SEEKONK, MA / PROVIDENCE, RI — In a stunning early-morning operation that experts are already calling “deeply unserious but extremely on-brand,” Rhode Island Governor Dan McKee ordered state troopers, DOT interns, and one confused RIPTA bus driver to cross state lines and invade Seekonk, Massachusetts, capturing the town’s mayor in what the Governor’s office described as a “decisive, proportional, and totally unrelated response to ongoing questions about the Washington Bridge.”
The operation—codenamed Operation Bridge Over Troubled Water—began at 5:47 a.m. when Rhode Island forces crossed into Seekonk under the cover of fog, Dunkin’ steam, and Massachusetts’ general lack of concern about Seekonk.
Within minutes, the Seekonk Town Hall was surrounded. Witnesses report that the mayor was apprehended peacefully while attempting to unlock the building and muttering, “I thought this was just a zoning meeting.”
Governor McKee appeared shortly thereafter at a hastily assembled podium just south of the border, flanked by maps, flags, and a large manila folder labeled “NOT THE WASHINGTON BRIDGE FILES.”
“Let me be very clear,” McKee said, staring directly into the camera. “This action has absolutely nothing to do with the Washington Bridge, the cost overruns, the missed warnings, the internal emails, the consultants, the consultants’ consultants, or the fact that the bridge is still closed. This is about leadership. And also Seekonk.”
A Familiar Playbook
Political analysts were quick to note the striking resemblance between McKee’s maneuver and a hypothetical foreign policy strategy once jokingly attributed to former President Donald Trump: invading Venezuela, capturing Nicolás Maduro, and hoping Americans would forget about the Epstein files.
“It’s the same basic distraction doctrine,” said Dr. Elaine Porter, professor of political theater at Brown University. “When the documents get uncomfortable, you create a spectacle so large and absurd that the public forgets what they were asking about five minutes ago.”

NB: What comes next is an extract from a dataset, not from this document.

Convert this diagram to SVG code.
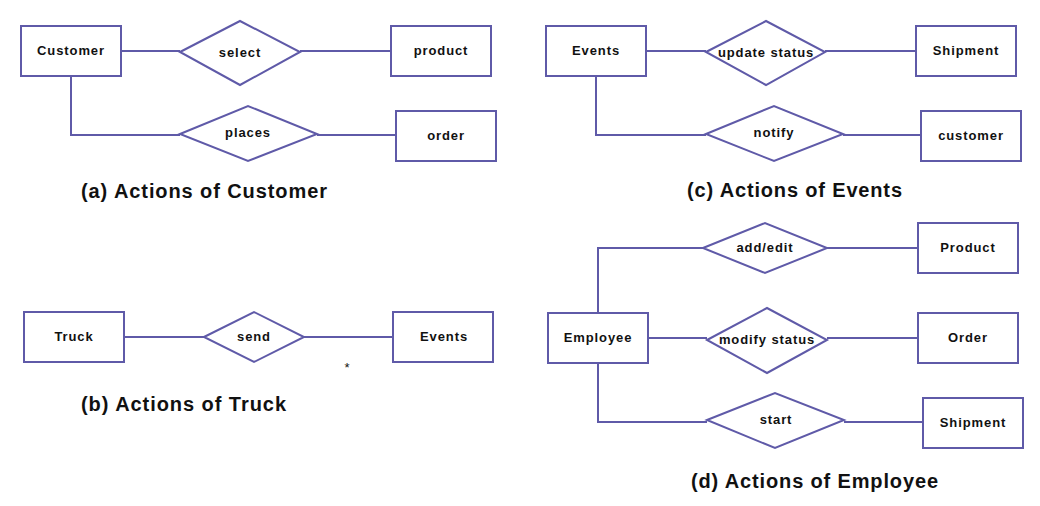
<svg xmlns="http://www.w3.org/2000/svg" width="1040" height="506" viewBox="0 0 1040 506">
<style>
.e{fill:#fff;stroke:#5f5aa8;stroke-width:2}
.c{fill:none;stroke:#5f5aa8;stroke-width:2}
.t{font-family:"Liberation Sans",Arial,sans-serif;font-weight:bold;font-size:13px;letter-spacing:0.9px;fill:#111;text-anchor:middle}
.cap{font-family:"Liberation Sans",Arial,sans-serif;font-weight:bold;font-size:20px;fill:#111}
</style>
<rect width="1040" height="506" fill="#fff"/>
<g id="connectors">
<path class="c" d="M121 51H180M300 51H391"/>
<path class="c" d="M71 76V135H180M317 135H396"/>
<path class="c" d="M646 51H706M825 51H916"/>
<path class="c" d="M596 76V135H706M843 135H921"/>
<path class="c" d="M124 337H204M304 337H393"/>
<path class="c" d="M598 313V248H703M827 248H918"/>
<path class="c" d="M648 338H707M827 338H918"/>
<path class="c" d="M598 363V422H707M844 422H923"/>
</g>
<g id="customer"><rect class="e" x="21" y="26" width="100" height="50"/><text class="t" x="71" y="55">Customer</text></g>
<g id="select"><polygon class="e" points="180,52 240,21 300,52 240,85"/><text class="t" x="240" y="57">select</text></g>
<g id="product"><rect class="e" x="391" y="26" width="100" height="50"/><text class="t" x="441" y="55">product</text></g>
<g id="places"><polygon class="e" points="180,134 248,106 317,134 248,161"/><text class="t" x="248" y="137">places</text></g>
<g id="order"><rect class="e" x="396" y="111" width="100" height="50"/><text class="t" x="446" y="140">order</text></g>
<text class="cap" x="81" y="198" textLength="246" lengthAdjust="spacing">(a) Actions of Customer</text>

<g id="events-c"><rect class="e" x="546" y="26" width="100" height="50"/><text class="t" x="596" y="55">Events</text></g>
<g id="update-status"><polygon class="e" points="706,52 766,21 825,52 766,85"/><text class="t" x="766" y="57">update status</text></g>
<g id="shipment-c"><rect class="e" x="916" y="26" width="100" height="50"/><text class="t" x="966" y="55">Shipment</text></g>
<g id="notify"><polygon class="e" points="706,134 774,106 843,134 774,161"/><text class="t" x="774" y="137">notify</text></g>
<g id="customer-c"><rect class="e" x="921" y="111" width="100" height="50"/><text class="t" x="971" y="140">customer</text></g>
<text class="cap" x="687" y="197" textLength="215" lengthAdjust="spacing">(c) Actions of Events</text>

<g id="truck"><rect class="e" x="24" y="312" width="100" height="50"/><text class="t" x="74" y="341">Truck</text></g>
<g id="send"><polygon class="e" points="204,337 254,312 304,337 254,362"/><text class="t" x="254" y="341">send</text></g>
<g id="events-b"><rect class="e" x="393" y="312" width="100" height="50"/><text class="t" x="444" y="341">Events</text></g>
<text x="347" y="372" font-family="Liberation Sans, Arial, sans-serif" font-size="13" fill="#111" text-anchor="middle">*</text>
<text class="cap" x="81" y="411" textLength="205" lengthAdjust="spacing">(b) Actions of Truck</text>

<g id="employee"><rect class="e" x="548" y="313" width="100" height="50"/><text class="t" x="598" y="342">Employee</text></g>
<g id="add-edit"><polygon class="e" points="703,248 765,223 827,248 765,273"/><text class="t" x="765" y="252">add/edit</text></g>
<g id="product-d"><rect class="e" x="918" y="223" width="100" height="50"/><text class="t" x="968" y="252">Product</text></g>
<g id="modify-status"><polygon class="e" points="707,340 767,308 827,340 767,373"/><text class="t" x="767" y="344">modify status</text></g>
<g id="order-d"><rect class="e" x="918" y="313" width="100" height="50"/><text class="t" x="968" y="342">Order</text></g>
<g id="start"><polygon class="e" points="707,420 775,393 844,420 775,448"/><text class="t" x="776" y="424">start</text></g>
<g id="shipment-d"><rect class="e" x="923" y="398" width="100" height="50"/><text class="t" x="973" y="427">Shipment</text></g>
<text class="cap" x="691" y="488" textLength="247" lengthAdjust="spacing">(d) Actions of Employee</text>
</svg>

Indeed, within hours of the invasion, Google searches for “Washington Bridge structural report” plummeted, replaced by spikes in “Is Seekonk part of Rhode Island now?” and “Can a governor do this?”
‘A Tremendous Success’
Governor McKee praised the operation as a success, noting that Rhode Island forces encountered “minimal resistance” aside from one confused high school crossing guard and a Stop & Shop employee who asked if this meant alcohol sales were changing.
“We achieved our objectives swiftly,” McKee said. “We secured the mayor, asserted regional dominance, and most importantly, changed the subject.”
When pressed by reporters about the Washington Bridge files, McKee responded by unveiling a new map showing Rhode Island’s “historic borders,” which appeared to have been drawn with a Sharpie sometime between breakfast and the press conference.
Seekonk Mayor ‘Doing Fine’
The captured mayor, now being held in a secure conference room somewhere in Cranston, issued a brief statement saying they were “physically unharmed, emotionally confused, and unclear how any of this fixes a bridge.”
Massachusetts Governor Maura Healey condemned the action, calling it “an unnecessary escalation,” before quietly admitting that “no one in Boston has thought about Seekonk in years.”
What Happens Next?
According to insiders, Governor McKee is already considering additional “strategic distractions,” including:
A naval blockade of East Providence A surprise annexation of Fall River “for vibes” Declaring the Washington Bridge “temporarily spiritually open”
As for the Washington Bridge files themselves, officials say they remain under review, locked safely away in the same place as every other inconvenient government document: “a process.”
At press time, Governor McKee was seen boarding a helicopter, waving confidently, and shouting, “Next stop: Attleboro,” as reporters attempted—once again—to ask about the bridge.
The helicopter departed before any answers were given.